Should a single district court judge issue a nationwide injunction against the federal government? That question was front and center in the aftermath of the Supreme Court’s tie vote in United States v. Texas, which left in place a nationwide preliminary injunction barring the Obama administration from granting a temporary reprieve from removal to certain unauthorized immigrants. Would-be beneficiaries of President Barack Obama’s initiative have filed lawsuits in Illinois and New York, arguing that the injunction should not apply outside the states that were parties to the lawsuit. The propriety of nationwide injunctions has come up recently in other contexts as well. Over the past few months, district courts have issued nationwide injunctions barring implementation of the Labor Department’s “persuader rule” and the Education Department’s transgender bathroom policy. Did these courts overstep their bounds?
In a new paper, UCLA School of Law professor Samuel Bray examines the history of nationwide injunctions, as well as their costs and benefits. He concludes with a sensible proposal for limiting such injunctions and argues that the Supreme Court has both the power to impose such a rule and the incentive to do so to ensure that legal issues have a chance to percolate in the courts of appeal.
Bray’s research shows that nationwide injunctions have a weak historical pedigree. The conventional wisdom is that federal courts have the power to issue national injunctions because their decisions bind the parties, and thus are not limited by geography. Historically, however, injunctions restrained the defendant’s conduct vis-à-vis the plaintiff, not the world, and Bray has found that nationwide injunctions did not become commonplace until the latter half of the 20th century.
As Bray explains, nationwide injunctions raise a number of concerns: They encourage forum-shopping, as undoubtedly occurred in United States v. Texas (Judge Andrew Hanen was on record in a previous case as critiquing the Obama administration’s immigration policies); they allow one judge to derail a federal program, delaying that program’s implementation for months or years – long enough at times to wait out a change in administration; and they arrest the development of the law – a problem that should particularly concern the Supreme Court, which prefers to hear and decide cases after they have percolated in the lower courts.
Furthermore, federal district courts could issue conflicting nationwide injunctions, leaving the parties (and all citizens) uncertain about what rule to follow.
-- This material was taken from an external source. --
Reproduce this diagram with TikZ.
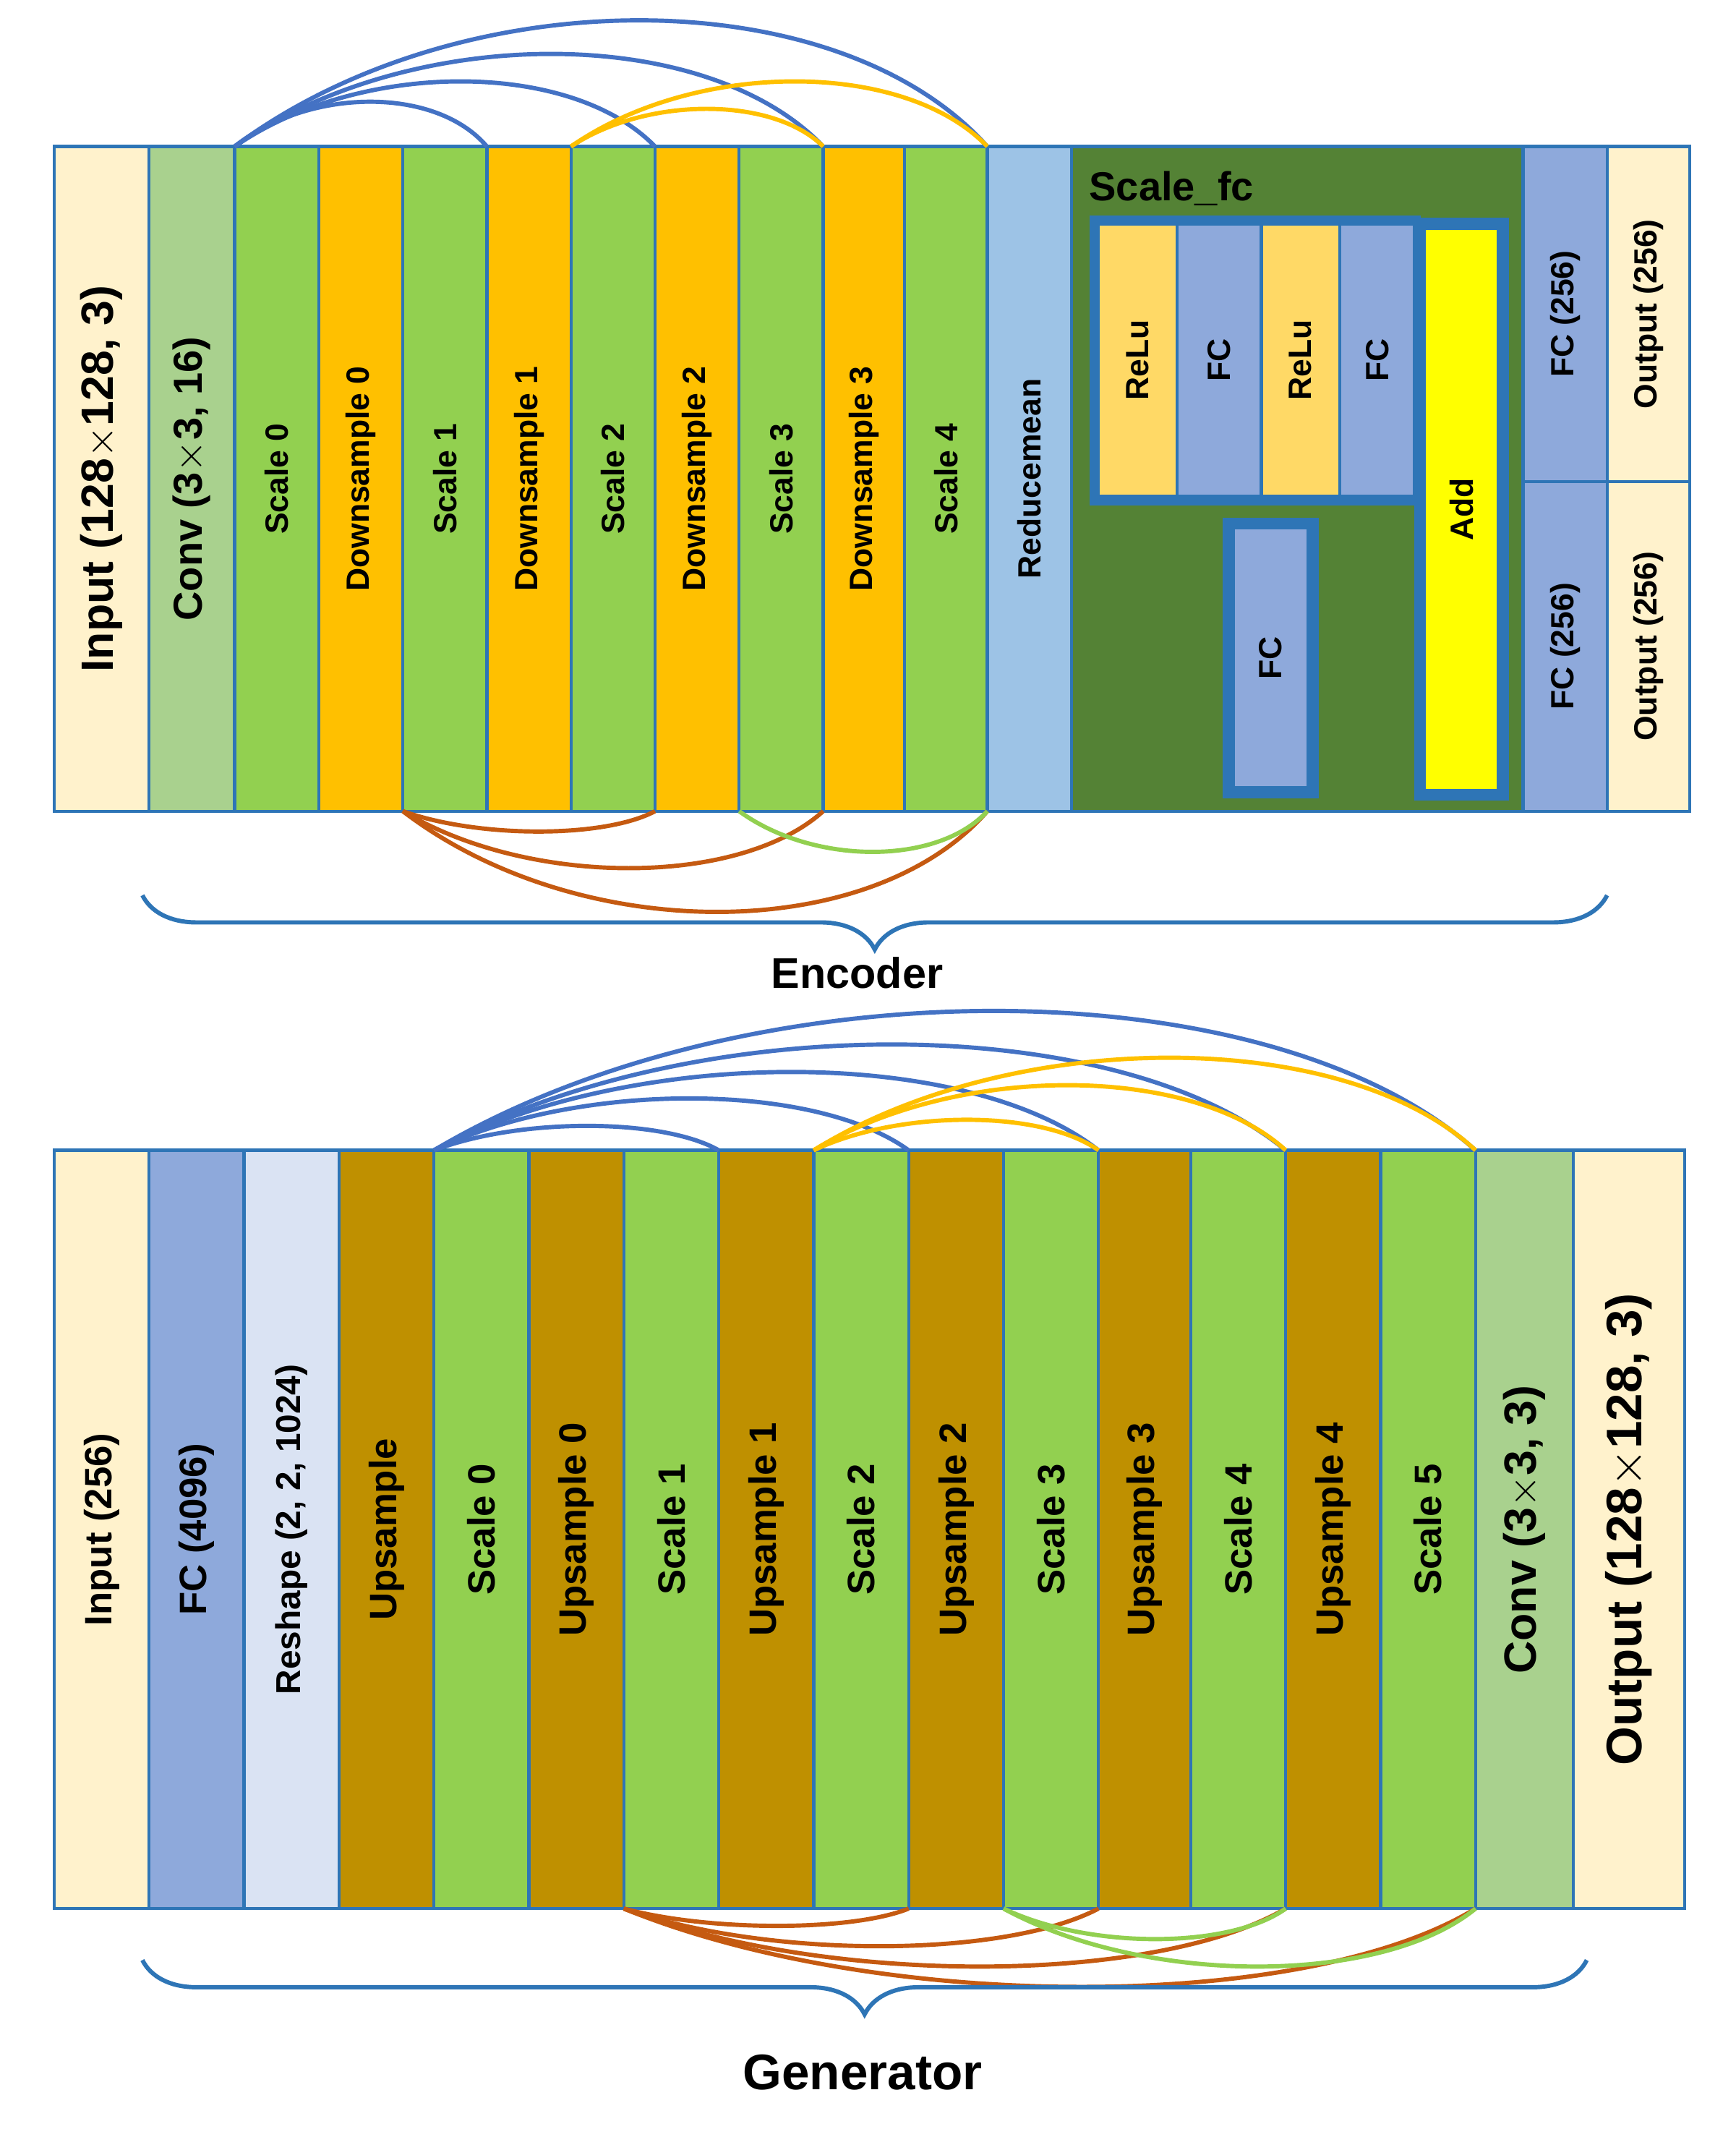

This possibility is particularly worrisome when, as is currently the case, the Supreme Court has an even number of justices, increasing the likelihood that a case asking the court to resolve a conflict between inconsistent injunctions could end in an inconclusive tie. Although Bray thinks that this “doomsday scenario” is unlikely, it is easy to imagine in the wake of United States v. Texas.
Bray notes that nationwide injunctions do have some benefits, such as promoting uniformity. If Hanen had limited the scope of his injunction to the 26 states that challenged the Obama administration’s immigration initiative, the resulting patchwork implementation would have treated similarly-situated people differently depending on where they lived. In addition, the plaintiffs in United States v. Texas argued that a nationwide injunction was necessary to prevent unauthorized immigrants from obtaining protection from removal in states that supported the Obama program and then moving to one of the plaintiff states.
Bray concludes that the costs of nationwide injunctions outweigh these benefits. He proposes a new principle: In cases involving a federal defendant, district courts should be limited to granting a “plaintiff-protective injunction” that controls the defendant’s conduct only with respect to the plaintiff. The Supreme Court or Congress could establish such a rule. Alternatively, the court could adopt narrower rules – such as heightening the standard of review for nationwide injunctions and requiring that district courts draft their own injunctions rather than adopting the plaintiffs’ versions – which would also limit the practice.
Finally, Bray notes that one’s views on nationwide injunctions should not turn on party affiliation or ideological preferences. Today, Texas district courts are issuing nationwide injunctions halting Obama’s initiatives, but in the past, California’s district courts used the same tool against President George W. Bush, and in the future, they may use it against President Donald Trump. The potential for ideological forum-shopping is perhaps the best reason for restricting nationwide injunctions going forward.